While not adding as much complexity in boxo/blockservice.

What about a new SessionBlockstore interface that has NewSession ?

I don't get how this would work. Today you can't wrap Session. So NewSession is called, it checks if nopfs implements SessionBlockstore. It does. Then in nopfs.Blockservice.NewSession it call boxo/blockservice.NewSession on the underlying blockservice, at this point we have a true boxo blockservice session. But you can't wrap this session since session isn't an interface (which might be an issue in itself). So I don't see where the filtering would happen.

hsanjuan commented 8 months ago

I think #35 is cleaner.

It is, but relies on the fact that a specific blockservice implementation exists that provides content-blocking capabilities.

But you can't wrap this session since session isn't an interface (which might be an issue in itself)

Session should be an interface (or a blockservice itself) and we wrap it... similar to merkledag.NewSession which returns an ipld.NodeGetter?

Sorry for resisting here a bit, just aiming to keep the conceptual layer model based on interfaces so that nopfs stays as purely plug-in (I think is nice that things can be like this). If we have a content-blocking BlockService, we should also think of doing the same in Namesys and Resolver and removing wrapping for general consistency.

hacdias commented 8 months ago

@Jorropo how much work would it be to make session an interface?

I did look at (https://github.com/ipfs/boxo/pull/556) and it seems to do what it says it does, but I'd like us to have a consensus here on what to do next.

That would work but that require breaking the interface and I don't know if anyone else has custom blockservice implementation.

Maybe breaking the interface isn't the worst idea if the outcome is better and cleaner. We can always provide with a changelog that explains clearly what needs to be updated in someone else's blockservices. What do you think @Jorropo @hsanjuan?

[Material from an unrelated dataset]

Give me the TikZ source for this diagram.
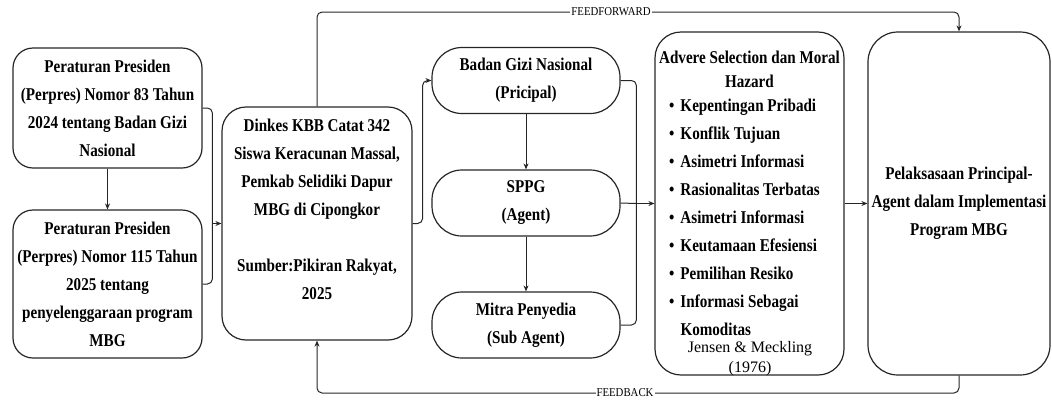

Jorropo commented 8 months ago

The current situation is pretty bad because it's neither a struct pointer nor an interface, it's both.

Imo we should remove the blockservice interface and put all these kinds of ad-hoc things in boxo/blockservice because we can contain cross ad-hoc feature interactions and easily solve future ones.

I'm also fine making newsession a method of blockservice and make session an interface.

We just need to decide which one of the two way forward.

hacdias commented 8 months ago

Imo we should remove the blockservice interface and put all these kinds of ad-hoc things in boxo/blockservice because we can contain cross ad-hoc feature interactions and easily solve future ones.

I need a more concrete example to understand what you mean by that 😅

Jorropo commented 8 months ago

I'll submit both PR then we can choose, aint much work.

Jorropo commented 8 months ago

While implementing the no interface solution I found yet an other bug. The IsCached call from the gateway bypass the blockservice and thus verifcid and nopfs. It's probably fine since it doesn't send content, just a boolean state saying if we have or not the block, but I think this shows why layerying more and more layers when the scope is very wide and loosely defined leads to bug.

Jorropo commented 8 months ago

I posted both options there:

They are both significantly bigger than the original workaround I sent in https://github.com/ipfs/boxo/pull/556

hsanjuan commented 8 months ago

Thanks! please give me a couple of days to look into the proposals.

hsanjuan commented 8 months ago

In principle I'm ok with #563 in that it is aligned with how we normally do things... (granted this might not be the best way of doing things all the time, but seems straightforward at least).

Jorropo commented 8 months ago

It's how we usually do things indeed, however I think it might be too complex for it's own good. ipfs/boxo#561 is simpler when considering the total system.

The tricky thing is that blockservice.Blockservice is really a session factory when you think about it. And we don't have factories usually.

hsanjuan commented 8 months ago

What is the motivation for embedding sessions in the context? I may have missed it but I didn't see what prompted that change in the first place.

Jorropo commented 8 months ago

@hsanjuan this is a thing a couple of peoples including me had in mind. https://github.com/ipfs/boxo/issues/94 is the oldest written trace I know about.

We are quite bad at passing around sessions everywhere. For example boxo/gateway need ~15 sessions to resolve the path from dist.ipfs.tech and download 25MB kubo .zip file, even tho we should only use one. This leads to extra costs and latency because each new session start broadcasting to every peer from scratch.

This constant session reset prevent us to do other optimizations (like setting the initial provider delay on bitswap to 0s) because this generate DHT load at each reset.

The main reason we are bad at passing sessions outside of context is that people usually have a blockgetter argument in their New... function, they instantiate some children services they need (like fetcher, dagservice, ...) and store that in the struct. Then when handling requests they call the services they need.

However to do that properly you need to do initialization per request, not per application instance, which is fine, it's just way more work to update that in all the data stack of kubo and rainbow.

That also mean we can't use fx for anything between blockservice and final consumers (or we would need an fx instance per request).

Passing the session in the context is cheap, it works, and I don't think it makes the code worst (incentivize to pass everything in the context at the cost of compiletime safety) since the unwrapping only happen on existing blockservice object, so you still need to pass the blockservice which let you analyze and follow the code statically.

hsanjuan commented 8 months ago

I understand. Honestly, now that mostly everything is in boxo, it might be worth to streamline session handling one day. Passing things in context is a hack so that we don't pass them as explicit arguments after all... But as you say, it is a cheap approach and solves the issue for a low price, compared to the non-trivial re-wiring otherwise.